По вечерам из гостиной мы с Раисой Ивановной слышим музыку; мама играет. Комнаты наполняются музыкой, звучанием сфер, открывая таимые смыслы. Мне игрою продолжилась музыка.
В гостинной я слышал топоты ног, устраивался «вертеп», и фигурка Рупрехта из сени зелёной ели перебралась на шкафчик; долго смотрела на меня со шкафчика, куда-то затерялась потом. Мне игрою продолжилась музыка, Рупрехтом, клоуном красно-жёлтым, подаренным мне Соней Дадарченко, красным червячком, связанным Раисой Ивановной — jakke — змеёй Якке.
Мне папа принёс уже библию, прочёл о рае, Адаме, Еве и змее — красной змее Якке. Я знаю: и я буду изгнан из рая, отнимется от меня Раиса Ивановна — что за нежности с ребёнком! Родили бы своего! — Раисы Ивановны больше нет со мной. «Вспоминаю утёкшие дни — не дни, а алмазные праздники; дни теперь — только будни».
Удивляюсь закатам, — в кровавых расколах небо красным залило все комнаты. До ужаса узнанным диском огромное солнце тянет к нам руки...
О духах, духовниках, духовном слышал я от бабушки. Мне ведомо стало дыхание духа; как в перчатку рука, входил в сознание дух, вырастал из тела голубым цветком, раскрывался чашей, и кружилась над чашей голубка. Оставленный Котик сидел в креслице, — и порхало над ним Я в трепете крыльев, озарённое Светом; появлялся Наставник — и ты, нерожденная королевна моя, — была со мною; мы встретились после и узнали друг друга...

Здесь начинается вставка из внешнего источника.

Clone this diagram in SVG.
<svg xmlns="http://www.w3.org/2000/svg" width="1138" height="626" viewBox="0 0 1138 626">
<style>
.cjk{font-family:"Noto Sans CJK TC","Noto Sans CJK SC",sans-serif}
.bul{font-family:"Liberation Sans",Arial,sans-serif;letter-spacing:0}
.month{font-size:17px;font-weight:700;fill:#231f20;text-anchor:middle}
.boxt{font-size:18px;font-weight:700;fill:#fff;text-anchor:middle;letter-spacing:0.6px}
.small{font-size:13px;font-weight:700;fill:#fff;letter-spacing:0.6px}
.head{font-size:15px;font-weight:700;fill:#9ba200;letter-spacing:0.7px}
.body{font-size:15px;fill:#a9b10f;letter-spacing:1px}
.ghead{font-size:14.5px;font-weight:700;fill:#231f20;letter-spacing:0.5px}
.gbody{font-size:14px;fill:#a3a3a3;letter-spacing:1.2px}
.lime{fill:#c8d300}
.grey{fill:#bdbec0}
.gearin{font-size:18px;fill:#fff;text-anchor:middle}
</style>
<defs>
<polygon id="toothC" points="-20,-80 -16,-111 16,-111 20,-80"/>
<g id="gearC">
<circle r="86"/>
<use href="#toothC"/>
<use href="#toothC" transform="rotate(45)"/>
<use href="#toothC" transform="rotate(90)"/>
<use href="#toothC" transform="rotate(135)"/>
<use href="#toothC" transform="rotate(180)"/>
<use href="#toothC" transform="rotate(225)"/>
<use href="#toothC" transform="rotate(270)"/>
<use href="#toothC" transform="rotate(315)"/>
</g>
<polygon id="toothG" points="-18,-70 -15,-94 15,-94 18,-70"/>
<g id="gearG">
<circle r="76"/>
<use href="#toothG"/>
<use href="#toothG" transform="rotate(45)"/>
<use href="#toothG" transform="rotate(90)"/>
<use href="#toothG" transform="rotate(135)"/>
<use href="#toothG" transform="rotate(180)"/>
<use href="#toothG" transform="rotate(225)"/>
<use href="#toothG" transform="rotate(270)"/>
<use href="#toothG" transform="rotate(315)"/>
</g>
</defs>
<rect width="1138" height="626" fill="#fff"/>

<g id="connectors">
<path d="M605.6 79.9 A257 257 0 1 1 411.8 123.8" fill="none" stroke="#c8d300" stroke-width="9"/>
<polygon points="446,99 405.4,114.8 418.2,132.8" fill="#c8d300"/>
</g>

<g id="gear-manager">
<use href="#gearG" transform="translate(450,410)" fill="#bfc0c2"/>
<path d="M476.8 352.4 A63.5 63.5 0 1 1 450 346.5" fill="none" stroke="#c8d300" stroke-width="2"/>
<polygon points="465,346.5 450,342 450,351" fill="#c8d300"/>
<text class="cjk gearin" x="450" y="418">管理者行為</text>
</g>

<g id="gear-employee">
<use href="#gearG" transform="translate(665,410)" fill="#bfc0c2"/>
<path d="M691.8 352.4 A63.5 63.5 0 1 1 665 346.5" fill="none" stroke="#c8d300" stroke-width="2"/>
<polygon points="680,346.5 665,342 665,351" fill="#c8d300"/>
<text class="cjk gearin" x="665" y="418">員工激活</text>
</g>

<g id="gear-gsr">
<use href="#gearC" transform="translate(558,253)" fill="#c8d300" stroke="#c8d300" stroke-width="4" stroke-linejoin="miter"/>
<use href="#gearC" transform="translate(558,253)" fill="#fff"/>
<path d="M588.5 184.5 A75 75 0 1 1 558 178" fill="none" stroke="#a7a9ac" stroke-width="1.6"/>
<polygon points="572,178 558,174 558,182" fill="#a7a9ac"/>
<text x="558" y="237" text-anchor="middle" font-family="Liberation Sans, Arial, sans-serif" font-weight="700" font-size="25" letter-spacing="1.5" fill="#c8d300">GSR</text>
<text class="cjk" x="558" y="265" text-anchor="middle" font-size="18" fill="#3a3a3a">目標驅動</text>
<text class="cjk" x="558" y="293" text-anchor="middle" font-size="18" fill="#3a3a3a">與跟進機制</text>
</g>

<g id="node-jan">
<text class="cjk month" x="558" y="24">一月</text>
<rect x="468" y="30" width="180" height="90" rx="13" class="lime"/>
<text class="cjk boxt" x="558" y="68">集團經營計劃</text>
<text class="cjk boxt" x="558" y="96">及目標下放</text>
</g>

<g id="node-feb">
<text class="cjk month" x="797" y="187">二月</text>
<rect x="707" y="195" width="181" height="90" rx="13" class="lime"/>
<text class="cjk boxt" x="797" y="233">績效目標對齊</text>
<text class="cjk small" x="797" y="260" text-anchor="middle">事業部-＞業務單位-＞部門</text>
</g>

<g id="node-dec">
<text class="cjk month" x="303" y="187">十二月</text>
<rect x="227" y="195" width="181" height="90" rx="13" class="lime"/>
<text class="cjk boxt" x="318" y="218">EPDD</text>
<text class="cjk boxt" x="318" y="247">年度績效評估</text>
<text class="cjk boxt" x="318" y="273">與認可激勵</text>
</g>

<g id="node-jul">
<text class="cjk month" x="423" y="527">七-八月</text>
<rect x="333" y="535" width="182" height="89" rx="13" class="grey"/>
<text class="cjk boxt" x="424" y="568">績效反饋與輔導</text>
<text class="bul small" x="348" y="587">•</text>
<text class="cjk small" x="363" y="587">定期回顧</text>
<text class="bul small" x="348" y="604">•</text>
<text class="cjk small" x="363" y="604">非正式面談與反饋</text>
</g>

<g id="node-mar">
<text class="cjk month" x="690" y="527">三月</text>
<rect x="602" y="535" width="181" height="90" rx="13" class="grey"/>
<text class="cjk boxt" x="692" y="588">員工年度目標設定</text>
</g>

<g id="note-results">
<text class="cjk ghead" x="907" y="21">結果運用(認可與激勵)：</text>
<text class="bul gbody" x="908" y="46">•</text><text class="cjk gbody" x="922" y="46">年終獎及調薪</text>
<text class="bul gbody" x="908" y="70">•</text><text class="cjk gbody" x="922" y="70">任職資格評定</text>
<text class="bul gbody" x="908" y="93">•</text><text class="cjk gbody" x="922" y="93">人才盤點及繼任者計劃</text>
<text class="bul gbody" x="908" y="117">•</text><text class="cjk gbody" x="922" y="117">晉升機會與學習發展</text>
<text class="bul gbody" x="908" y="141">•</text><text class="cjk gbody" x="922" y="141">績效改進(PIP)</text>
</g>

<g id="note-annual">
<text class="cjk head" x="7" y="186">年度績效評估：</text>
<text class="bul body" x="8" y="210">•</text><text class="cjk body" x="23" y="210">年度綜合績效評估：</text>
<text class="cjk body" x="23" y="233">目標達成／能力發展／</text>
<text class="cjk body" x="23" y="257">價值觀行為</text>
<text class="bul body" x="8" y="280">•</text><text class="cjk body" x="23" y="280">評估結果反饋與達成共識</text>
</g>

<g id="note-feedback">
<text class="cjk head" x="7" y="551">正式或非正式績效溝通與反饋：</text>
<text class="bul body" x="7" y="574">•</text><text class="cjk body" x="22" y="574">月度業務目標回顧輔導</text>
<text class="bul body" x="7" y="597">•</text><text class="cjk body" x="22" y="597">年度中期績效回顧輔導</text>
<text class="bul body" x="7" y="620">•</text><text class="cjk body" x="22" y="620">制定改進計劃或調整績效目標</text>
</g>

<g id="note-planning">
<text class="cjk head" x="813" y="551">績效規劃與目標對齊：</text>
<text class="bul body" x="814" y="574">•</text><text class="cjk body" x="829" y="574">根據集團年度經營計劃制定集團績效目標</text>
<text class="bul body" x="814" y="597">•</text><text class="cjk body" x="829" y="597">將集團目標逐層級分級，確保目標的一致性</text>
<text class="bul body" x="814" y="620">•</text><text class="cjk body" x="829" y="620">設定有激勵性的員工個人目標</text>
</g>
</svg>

Я духовную ризу носил: облекался в одежду из света, крыльями хлопали два полукружия мозга. Невыразимо сознание духа, и я молчал.
Мне невнятен стал мир, опустел и остыл он. «О распятии на кресте уже слышал от папы я. Жду его».
Миг, комната, улица, деревня, Россия, история, мир — цепь расширений моих, до этого самосознающего мига. Я знаю, распиная себя, буду вторично рождаться, проломится лёд слов, понятий и смыслов; вспыхнет Слово как солнце — во Христе умираем, чтобы в Духе воскреснуть.